Напомню: это второй опыт совместной работы М. Мира с труппой Молодежки. Первым была, на мой взгляд очень обаятельная «Зимняя сказка» (2009), и уже ясно — режиссерская манера постановщицы не агрессивна, «внедрение» не будет разрушительно для театра.
…резкие звуки взрывов и выстрелов. Черная сцена обнажена до предела, с нее будто содрали кожу. Человек в мешковатых брюках и сером пиджачке, отдаленно напоминающий киногероев Дастина Хоффмана, суетится, мечется, пытается спрятаться под опрокинутым стулом в надежде спастись. Потом, как потерянный, бродит между разбросанными полукругом предметами: тазик, листы бумаги на полу, граммофон, столик… и вдруг, резко швырнув об стенку трехцветное полотнище (желтый-красный-фиолетовый), горько плачет… Граммофон не заводится, и Паулино (Александр Черкашин) негромко запевает сам: «Ах, Кармела!..». Песня-символ, песня-знамя. 1938 год, гражданская война, республиканцы- фашисты. Жестокая реальность, требующая самоопределения от всех и каждого. Сегодня городок Бельчите, где происходит действие — лишь руины, музей под открытым небом Испании, печальное напоминание о трагических событиях прошлого века в Европе. Для драматурга Хосе Санчеса Синистерры (к слову, знакомого петербуржцам по спектаклю М. Бычкова «Театр химер» в Театре на Литейном) — это город-призрак (в пьесу вплетен элемент мистики) и одновременно точка отсчета, предлагаемое обстоятельство места и времени.
Однако при всей конкретике исторических реалий, необходимой автору для того, чтобы персонажи оказались в ситуации драматического выбора, природа пьесы условна, жанр неоднороден, композиция достаточно сложна.

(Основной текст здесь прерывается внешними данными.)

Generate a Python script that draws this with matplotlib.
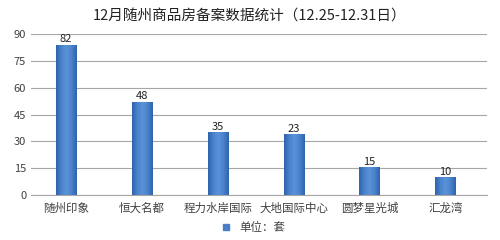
import matplotlib
matplotlib.use("Agg")
import matplotlib.pyplot as plt
import numpy as np
from matplotlib.lines import Line2D
from matplotlib.colors import LinearSegmentedColormap

plt.rcParams['font.family'] = ['Noto Sans CJK SC', 'DejaVu Sans']

categories = ["随州印象", "恒大名都", "程力水岸国际", "大地国际中心", "圆梦星光城", "汇龙湾"]
bar_heights = [84, 52, 35, 34, 15.5, 10]
labels = [82, 48, 35, 23, 15, 10]
yticks = [0, 15, 30, 45, 60, 75, 90]

fig = plt.figure(figsize=(5, 2.4), dpi=100)
ax = fig.add_axes([0.062, 0.1875, 0.912, 0.6705])

width = 0.264
x = list(range(len(categories)))
cmap = LinearSegmentedColormap.from_list('bar', ['#2f62ad', '#4a82cc', '#5b93da', '#4a82cc', '#2f62ad'])
grad = np.linspace(0, 1, 64).reshape(1, -1)
bars = ax.bar(x, bar_heights, width=width, color='#4a7ec6', edgecolor='#2d5a9c', linewidth=0.6, zorder=3)
for b in bars:
    bx, by = b.get_x(), b.get_y()
    bw, bh = b.get_width(), b.get_height()
    im = ax.imshow(grad, cmap=cmap, aspect='auto', extent=(bx, bx + bw, by, by + bh), zorder=3.5,
                   interpolation='bilinear')
    im.set_clip_path(b)
for xi, h, lab in zip(x, bar_heights, labels):
    ax.text(xi, h + 0.3, str(lab), ha='center', va='bottom', fontsize=8, color='#222222', zorder=4)

ax.set_xlim(-0.46, 5.55)
ax.set_ylim(0, 90)
ax.set_yticks(yticks)
ax.yaxis.grid(True, color='#a6a6a6', linewidth=0.8, zorder=0)
ax.tick_params(axis='both', length=0, labelsize=8, colors='#404040')
ax.tick_params(axis='x', pad=5)
ax.set_xticks(x)
ax.set_xticklabels(categories, fontsize=8.25, color='#404040')
for s in ['left', 'right', 'top']:
    ax.spines[s].set_visible(False)
ax.spines['bottom'].set_color('#a6a6a6')
ax.spines['bottom'].set_linewidth(0.8)
ax.spines['bottom'].set_zorder(5)

fig.text(0.5, 0.93, "12月随州商品房备案数据统计（12.25-12.31日）", ha='center', va='center', fontsize=10.5, color='#222222')

handle = Line2D([], [], marker='s', linestyle='none', markersize=4, markerfacecolor='#4a7ec6', markeredgecolor='#4a7ec6')
fig.legend([handle], ["单位：套"], loc='center', bbox_to_anchor=(0.5, 0.05), frameon=False, fontsize=8.25,
           handletextpad=0.1, labelcolor='#404040')

fig.savefig("out.png", dpi=100)
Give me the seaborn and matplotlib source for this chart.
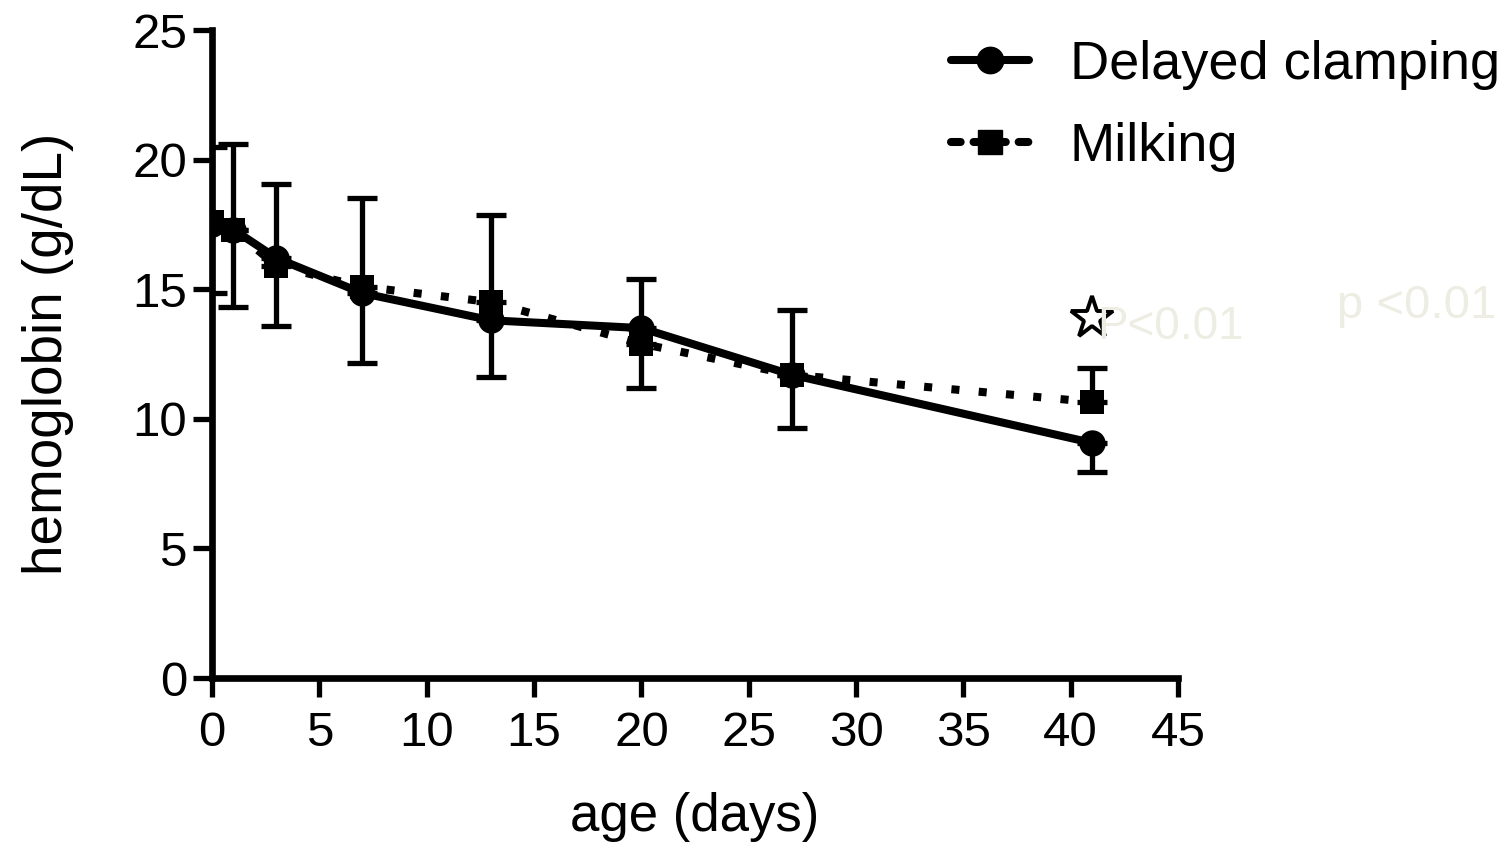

Сюжетное течение прерывается «флешбэками» из прошлого. Здесь и сейчас Паулино, ныне — уборщик, а раньше актер маленького бродячего варьете, беседует с привидением — но действительно ли перед ним бывшая партнерша и возлюбленная Кармела (Регина Щукина), казненная за отказ играть издевательский скетч перед пленными-смертниками? Или это лишь бред воспаленной совести, навязчивое воспоминание потерпевшего крах конформиста (а может, просто человека, поддавшегося «интеллигентской слабости» и всю жизнь терзаемого чувством вины…)?
Прием ретроспекции дает возможность исполнителям «переключаться», и в камерном спектакле на двоих мы видим, по сути, четырех персонажей. Особенно интересно наблюдать за тем, как «переключается» актриса. Сыграть мертвую — цель практически недостижимая (во всяком случае, по Станиславскому), и если в первом акте Р. Щукина чуть более стеснена в выразительных средствах: внимательно и чуточку удивленно, как в первый раз, рассматривает самые простые предметы, медленно двигается, словно не чувствуя собственного тела, искусственно улыбается, поправляя искусственную прическу «волной», а-ля
Кульминационная сцена — выступление труппы варьете перед нацистами (роль которых исполняет зрительный зал Молодежного) — решена стильно и сдержанно. Прием «театр в театре» — прямоугольник света на полу, в тени у задника «костюмерная»: столик, вешалка, старые афиши. Череда эстрадных номеров (очень смешных!) — будто ступени к трагической развязке, а свист по трансляции — как звук потусторонних сил, от которого нервно вздрагивают герои. Любовь играется именно здесь — любовь-партнерство, любовь-творчество… слегка в опереточном стиле, но после представления все выходит на новый философский виток.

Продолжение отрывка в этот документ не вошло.